Some different types of Swedish weaving patterns are Huck weaving pattern, Huck weaving pattern with offset stitching, open-loop pattern, closed-loop pattern and blue ribbon pattern. The pattern or design names refer mostly to the type of stitching used.
One traditional Swedish weaving pattern is the Huck weaving pattern. The embroiderer creates a series of open box-like stitches around aprons, napkins, draperies or bibs. The Huck weaving offset pattern is a series of embroidered triangle shapes set along one horizontal line. Open-loop patterns do not meet at the bottom while closed-loop patterns do.

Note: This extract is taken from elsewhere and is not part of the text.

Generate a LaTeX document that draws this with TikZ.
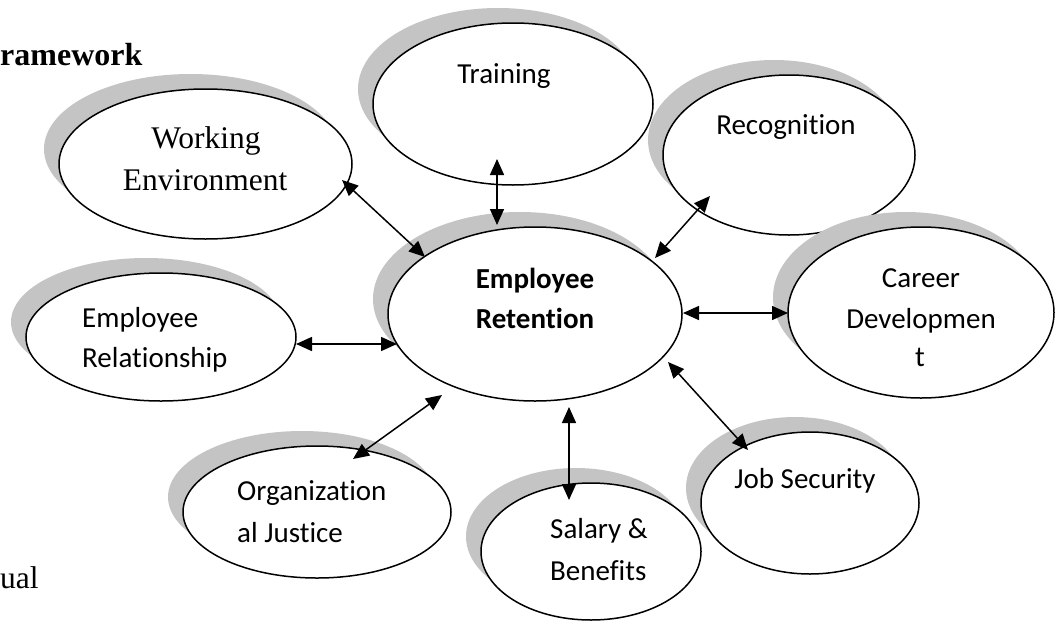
\documentclass[tikz,border=0pt]{standalone}
\usepackage{fontspec}
\setmainfont{Liberation Serif}
\newfontfamily\calibri[Ligatures=NoCommon]{Carlito}
\usetikzlibrary{shapes.geometric,shadows,arrows.meta}
\definecolor{shadowgray}{RGB}{196,196,196}
\tikzset{
  bub/.style={ellipse, draw, line width=1.5pt, fill=white, inner sep=0pt,
    general shadow={shadow xshift=-15pt, shadow yshift=15pt, fill=shadowgray}},
  cal/.style={font=\calibri\fontsize{29}{34}\selectfont, inner sep=0pt, anchor=base},
  calb/.style={font=\calibri\bfseries\fontsize{29}{34}\selectfont, inner sep=0pt, anchor=base},
  tms/.style={font=\fontsize{31.5}{38}\selectfont, inner sep=0pt, anchor=base},
  tmsb/.style={font=\bfseries\fontsize{32}{38}\selectfont, inner sep=0pt, anchor=base west},
  arr/.style={{Triangle[length=16pt,width=14pt]}-{Triangle[length=16pt,width=14pt]}, line width=1.5pt}
}
\begin{document}
\begin{tikzpicture}[x=1pt,y=-1pt]
\useasboundingbox (0,0) rectangle (1056,621);
% bubbles
\node[bub, minimum width=293pt, minimum height=150pt] (we) at (205.5,164) {};
\node[bub, minimum width=280pt, minimum height=162pt] (tr) at (513,104) {};
\node[bub, minimum width=252pt, minimum height=160pt] (rc) at (789,155) {};
\node[bub, minimum width=266pt, minimum height=171pt] (cd) at (921,312.5) {};
\node[bub, minimum width=270pt, minimum height=128pt] (er) at (161,337) {};
\node[bub, minimum width=268pt, minimum height=132pt] (oj) at (317,512) {};
\node[bub, minimum width=220pt, minimum height=137pt] (sb) at (591,551.5) {};
\node[bub, minimum width=218pt, minimum height=142pt] (js) at (810,503) {};
\node[bub, minimum width=294pt, minimum height=174pt] (rt) at (535,314) {};
% texts
\node[tmsb] (fw) at (0,65) {ramework};
\node[tms, anchor=base west] (cp) at (0,588) {ual};
\node[tms] (we1) at (206,148) {Working};
\node[tms] (we2) at (205,190) {Environment};
\node[cal] (tr1) at (504,83) {Training};
\node[cal] (rc1) at (786,134) {Recognition};
\node[cal] (cd1) at (921,287) {Career};
\node[cal] (cd2) at (921,328) {Developmen};
\node[cal] (cd3) at (920,366) {t};
\node[cal, anchor=base west] (er1) at (82,327) {Employee};
\node[cal, anchor=base west] (er2) at (82,367) {Relationship};
\node[calb] (rt1) at (535,288) {Employee};
\node[calb] (rt2) at (535,328) {Retention};
\node[cal, anchor=base west] (oj1) at (237,500) {Organization};
\node[cal, anchor=base west] (oj2) at (237,542) {al Justice};
\node[cal, anchor=base west] (sb1) at (550,538) {Salary \&};
\node[cal, anchor=base west] (sb2) at (550,580) {Benefits};
\node[cal] (js1) at (805,488) {Job Security};
% connector end points
\coordinate (weE) at (342,180); \coordinate (rtWE) at (425,257);
\coordinate (trE) at (497,159); \coordinate (rtTR) at (497,225);
\coordinate (rcE) at (710,196); \coordinate (rtRC) at (655,258);
\coordinate (cdE) at (788,313); \coordinate (rtCD) at (683,313);
\coordinate (erE) at (296,344); \coordinate (rtER) at (397,344);
\coordinate (ojE) at (353,459); \coordinate (rtOJ) at (442,395);
\coordinate (sbE) at (569,500); \coordinate (rtSB) at (569,407);
\coordinate (jsE) at (748,450); \coordinate (rtJS) at (668,362);
% connectors
\draw[arr] (weE) -- (rtWE);
\draw[arr] (trE) -- (rtTR);
\draw[arr] (rcE) -- (rtRC);
\draw[arr] (rtCD) -- (cdE);
\draw[arr] (erE) -- (rtER);
\draw[arr] (ojE) -- (rtOJ);
\draw[arr] (rtSB) -- (sbE);
\draw[arr] (rtJS) -- (jsE);
\end{tikzpicture}
\end{document}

Huck or Swedish weaving is traditional Swedish embroidery that was used on huck or huckaback fabric and monk's cloth, a canvas weave. The modern version of this fabric is a cotton fabric with a 14-count-by-1-inch weave featuring both a smooth and a rough side. Embroiderers also use huck toweling, popcorn fabric, Aida cloth and waffle cloth for Swedish weaving. Swedish weaving dates back to the 1600s, although it didn't really become popular in the United States until the 1930s and 1940s. For several decades following, the technique started to die off, although it is enjoying a resurgence of popularity as of 2015. Designers often use the basic Swedish stitches to create new patterns.